After he graduated, he apprenticed under sculptors Richard Brooks, Robert Baker and Solon Borglum. He worked as a carpenter, shipbuilder, dishwasher and chimney sweep. He fashioned architectural decorations, including figures for fountains and now and then a few commissioned portraits. He returned to Boston by the early 1920s and began to exhibit his own works and get commissions for portraits, fountains and reliefs.

His sculptures from this time are dreamy and romantic in the realistic, academic style of the time. A painted portrait of the young Aarons that is included in the North Shore Arts Association exhibit shows a determined fellow with dark brown hair, a suit and bow tie. However, in 1922, he was living with his parents on Calder Street in Dorchester.

In the 1930s, Aarons adopted the streamlined, monumental style of the socialist works of the time. Aarons made money, as he would all his life, from commissions, selling his personal work and teaching sculpture, but the Depression of the 1930s was tough for everyone.

So Aarons found work though the federal Works Progress Administration, one of Franklin Roosevelt's New Deal programs. He received his first major commission when he was asked to create a public sculpture for the South Boston Harbor Village public housing project around 1937. He was elevated to the position of supervisor for the project and received a corresponding $5 pay increase to make his weekly salary $32. The raise convinced him he was fit to marry and he proposed to Gertrude Band, an attractive brunette dancer whom he had been dating for more than a year. They were married before the Harbor Village project was dedicated on Labor Day 1938.

In 1940, Gertrude and George bought an old barn in Brookline, where George set up his studio, with living quarters above.
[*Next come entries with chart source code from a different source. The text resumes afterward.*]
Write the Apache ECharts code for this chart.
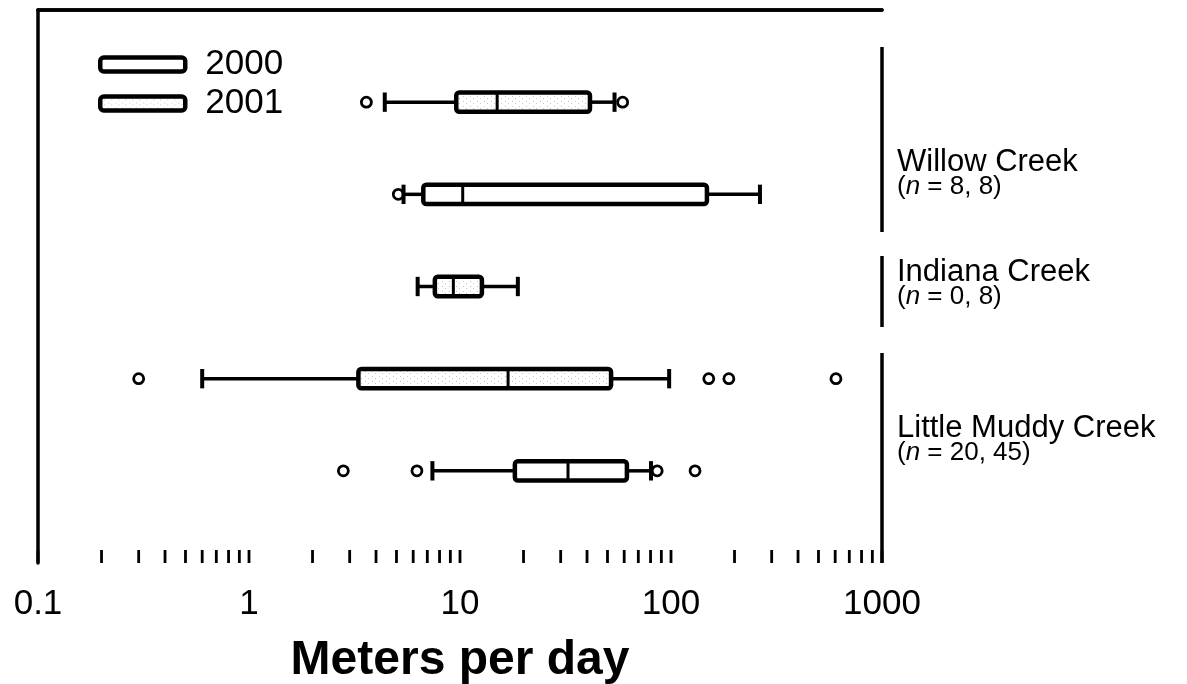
<!DOCTYPE html>
<html>
<head>
<meta charset="utf-8">
<script src="https://cdn.jsdelivr.net/npm/echarts@6/dist/echarts.min.js"></script>
<style>
  html, body { margin: 0; padding: 0; background: #fff; }
  #chart { width: 1187px; height: 684px; }
</style>
</head>
<body>
<div id="chart"></div>
<script>
// Movement rates (m/day) by stream and year
const sites = ['Willow Creek', 'Indiana Creek', 'Little Muddy Creek'];
const siteCounts = [[8, 8], [0, 8], [20, 45]];
const years = ['2000', '2001'];
// [low whisker, Q1, median, Q3, high whisker] per site; null = not sampled
const box2000 = [[5.4, 6.7, 10.3, 148, 264], null, [7.4, 18.2, 32.5, 61.8, 80.4]];
const box2001 = [[4.4, 9.6, 15.0, 41.3, 54], [6.3, 7.6, 9.3, 12.7, 18.8], [0.6, 3.3, 16.9, 52, 98]];
const outliers2000 = [[5.1], [], [2.8, 6.25, 86, 130]];
const outliers2001 = [[3.6, 59], [], [0.3, 151, 188, 605]];
const xTickLabels = ['0.1', '1', '10', '100', '1000'];

const FONT = 'Liberation Sans, Arial, Helvetica, sans-serif';
const boxes = { '2000': box2000, '2001': box2001 };
const outs = { '2000': outliers2000, '2001': outliers2001 };

// rows top to bottom: within each stream the 2001 box sits above 2000
const rowOf = { '2000': [], '2001': [] };
let row = 0;
sites.forEach((s, i) => {
  ['2001', '2000'].forEach(y => { if (boxes[y][i]) rowOf[y][i] = ++row; });
});
const rowMax = row + 1;

// light stipple used for the 2001 boxes
function makeStipple() {
  const c = document.createElement('canvas');
  c.width = 7; c.height = 5;
  const g = c.getContext('2d');
  g.fillStyle = '#ffffff'; g.fillRect(0, 0, 7, 5);
  g.fillStyle = '#c4c4c4';
  g.fillRect(1, 1, 1, 1);
  g.fillRect(4, 3, 1, 1);
  return { image: c, repeat: 'repeat' };
}
const stipple = makeStipple();
const fills = { '2000': '#ffffff', '2001': stipple };

// minor + major tick values along the log axis
const xTicks = [];
for (let e = -1; e < 3; e++) for (let k = 1; k < 10; k++) xTicks.push(+(k * Math.pow(10, e)).toPrecision(3));
xTicks.push(1000);

function renderBox(year) {
  return function (params, api) {
    const r = api.value(0);
    const lo = api.coord([api.value(1), r]);
    const q1 = api.coord([api.value(2), r]);
    const md = api.coord([api.value(3), r]);
    const q3 = api.coord([api.value(4), r]);
    const hi = api.coord([api.value(5), r]);
    const y = lo[1];
    const h = Math.abs(api.coord([1, r + 0.105])[1] - y);
    const ln = { stroke: '#000', lineWidth: 3.5 };
    const th = { stroke: '#000', lineWidth: 4 };
    return {
      type: 'group',
      children: [
        { type: 'line', shape: { x1: lo[0], y1: y, x2: q1[0], y2: y }, style: ln },
        { type: 'line', shape: { x1: q3[0], y1: y, x2: hi[0], y2: y }, style: ln },
        { type: 'line', shape: { x1: lo[0], y1: y - h, x2: lo[0], y2: y + h }, style: th },
        { type: 'line', shape: { x1: hi[0], y1: y - h, x2: hi[0], y2: y + h }, style: th },
        { type: 'rect', shape: { x: q1[0], y: y - h, width: q3[0] - q1[0], height: 2 * h, r: 3 },
          style: { fill: fills[year], stroke: '#000', lineWidth: 4.5 } },
        { type: 'line', shape: { x1: md[0], y1: y - h, x2: md[0], y2: y + h }, style: { stroke: '#000', lineWidth: 3 } }
      ]
    };
  };
}

const series = [];
years.forEach(yr => {
  series.push({
    name: 'outliers ' + yr,
    type: 'scatter',
    z: 1,
    symbol: 'circle',
    symbolSize: 10,
    itemStyle: { color: '#fff', borderColor: '#000', borderWidth: 2.8, opacity: 1 },
    data: outs[yr].flatMap((list, i) => list.map(v => [v, rowOf[yr][i]]))
  });
  series.push({
    name: yr,
    type: 'custom',
    z: 2,
    clip: false,
    itemStyle: { color: fills[yr], borderColor: '#000', borderWidth: 4 },
    encode: { x: [1, 2, 3, 4, 5], y: 0 },
    renderItem: renderBox(yr),
    data: boxes[yr].map((b, i) => b ? [rowOf[yr][i]].concat(b) : null).filter(Boolean)
  });
});

// inward ticks on the bottom axis
series.push({
  name: 'ticks',
  type: 'custom',
  z: 3,
  clip: false,
  silent: true,
  encode: { x: 0, y: 1 },
  renderItem: function (params, api) {
    const p = api.coord([api.value(0), rowMax]);
    return { type: 'line', shape: { x1: p[0], y1: p[1], x2: p[0], y2: p[1] - 13 }, style: { stroke: '#000', lineWidth: 2.8 } };
  },
  data: xTicks.map(v => [v, rowMax])
});

// stream brackets and labels on the right
const groupLines = [[47, 232], [256, 327], [353, 563]];
const labelTops = [163, 273, 429];
const graphic = [];
sites.forEach((s, i) => {
  graphic.push({
    type: 'line', shape: { x1: 882, y1: groupLines[i][0], x2: 882, y2: groupLines[i][1] },
    style: { stroke: '#000', lineWidth: 3.5 }
  });
  graphic.push({
    type: 'text', left: 897, top: labelTops[i] - 16,
    style: { text: s, font: '31px ' + FONT, fill: '#000' }
  });
  graphic.push({
    type: 'text', left: 897, top: labelTops[i] + 11,
    style: {
      text: '{a|(}{i|n}{a| = ' + siteCounts[i].join(', ') + ')}',
      rich: {
        a: { font: '26px ' + FONT, fill: '#000' },
        i: { font: 'italic 26px ' + FONT, fill: '#000' }
      }
    }
  });
});

const chart = echarts.init(document.getElementById('chart'), null, { renderer: 'canvas' });
chart.setOption({
  animation: false,
  backgroundColor: '#fff',
  grid: { left: 38, right: 305, top: 10, bottom: 121, containLabel: false, outerBoundsMode: 'none' },
  legend: {
    left: 93, top: 42, orient: 'vertical',
    itemWidth: 85, itemHeight: 14, itemGap: 4,
    icon: 'roundRect', selectedMode: false,
    textStyle: { fontSize: 35, color: '#000', fontFamily: FONT, padding: [0, 0, 0, 15] },
    data: [
      { name: '2000', itemStyle: { color: '#fff', borderColor: '#000', borderWidth: 4.5 } },
      { name: '2001', itemStyle: { color: stipple, borderColor: '#000', borderWidth: 4.5 } }
    ]
  },
  xAxis: [
    {
      type: 'log', logBase: 10, min: 0.1, max: 1000, splitNumber: 4,
      axisLine: { lineStyle: { color: '#000', width: 3.5 } },
      axisTick: { show: false },
      splitLine: { show: false },
      axisLabel: {
        color: '#000', fontSize: 35, fontFamily: FONT, margin: 24,
        formatter: v => xTickLabels[Math.round(Math.log10(v)) + 1]
      },
      name: 'Meters per day', nameLocation: 'middle', nameGap: 74,
      nameTextStyle: { color: '#000', fontSize: 48, fontWeight: 'bold', fontFamily: FONT }
    },
    {
      type: 'log', logBase: 10, min: 0.1, max: 1000, position: 'top',
      axisLine: { lineStyle: { color: '#000', width: 3.5 } },
      axisTick: { show: false }, axisLabel: { show: false }, splitLine: { show: false }
    }
  ],
  yAxis: {
    type: 'value', min: 0, max: rowMax, inverse: true,
    axisLine: { show: true, lineStyle: { color: '#000', width: 3.5 } },
    axisTick: { show: false }, axisLabel: { show: false }, splitLine: { show: false }
  },
  graphic: graphic,
  series: series
});
</script>
</body>
</html>
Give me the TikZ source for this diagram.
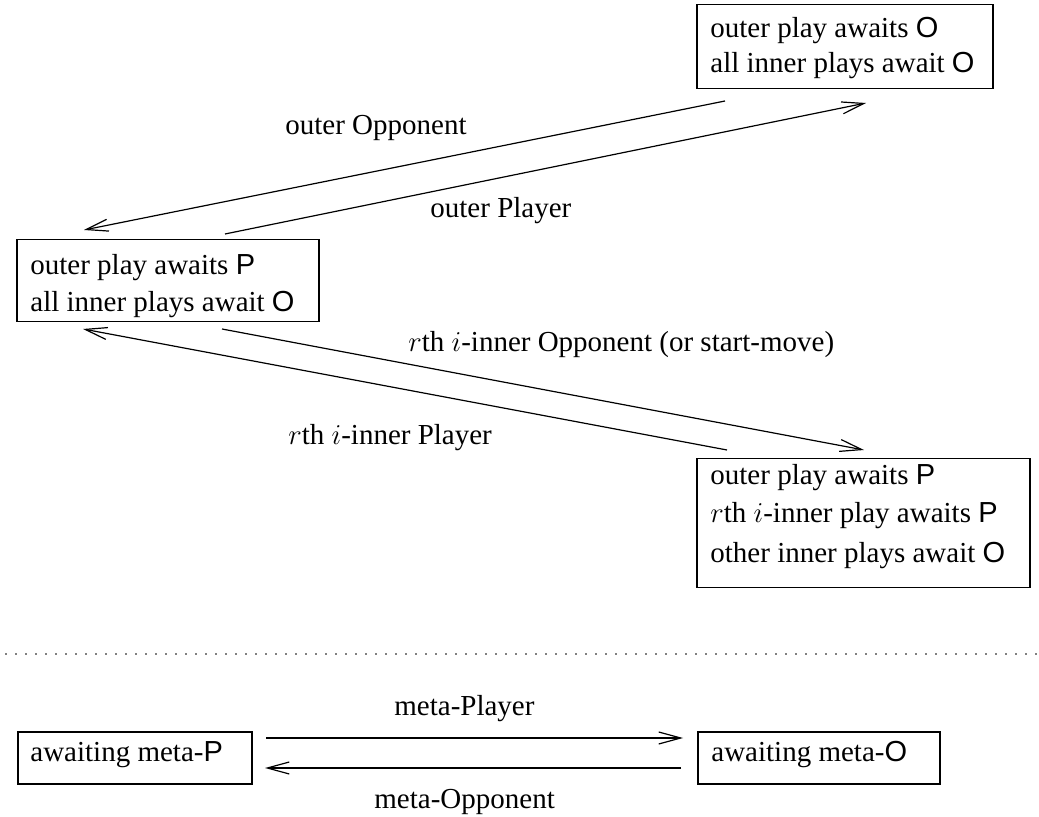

He taught students, mostly women, in the studio, but he was also busy with his own work.

In 1953, Aarons received a commission to carve a series of reliefs into limestone blocks on the facade of the Baltimore Hebrew Congregation in Maryland.

Aarons sculptures filled the Eagle Road barn until he put one small building behind it and, in 1971, another. He displayed his work outside in the garden between the buildings.

His statue of Thomas Jefferson decorated the office of the secretary of the treasury in Washington, D.C. His memorial to Edward A. Filene sat in Boston Common. He was commissioned by the city of Gloucester to design a medal to commemorate the city's 350 anniversary in 1972. He had exhibited at the Boston Museum of Fine Arts, Whitney Museum in New York, Dallas Museum of Art in Texas, Cleveland Museum of Art in Ohio, and Corcoran Gallery of Art in Washington, D.C. Locally, his works are on display at the Sawyer Free Library in Gloucester and Manchester Town Hall.

Aarons had a stroke in the mid-1970s that left him unable to speak. Gertrude kept to his side, but his declining health prevented him from being the artist he had been. Some old friends who had been students helped him with some sculptural work, but he seems to have done little after 1973. He died at Addison Gilbert Hospital in Gloucester on November 24, 1980, leaving behind Gertrude, who died in Gloucester on May 5, 1989.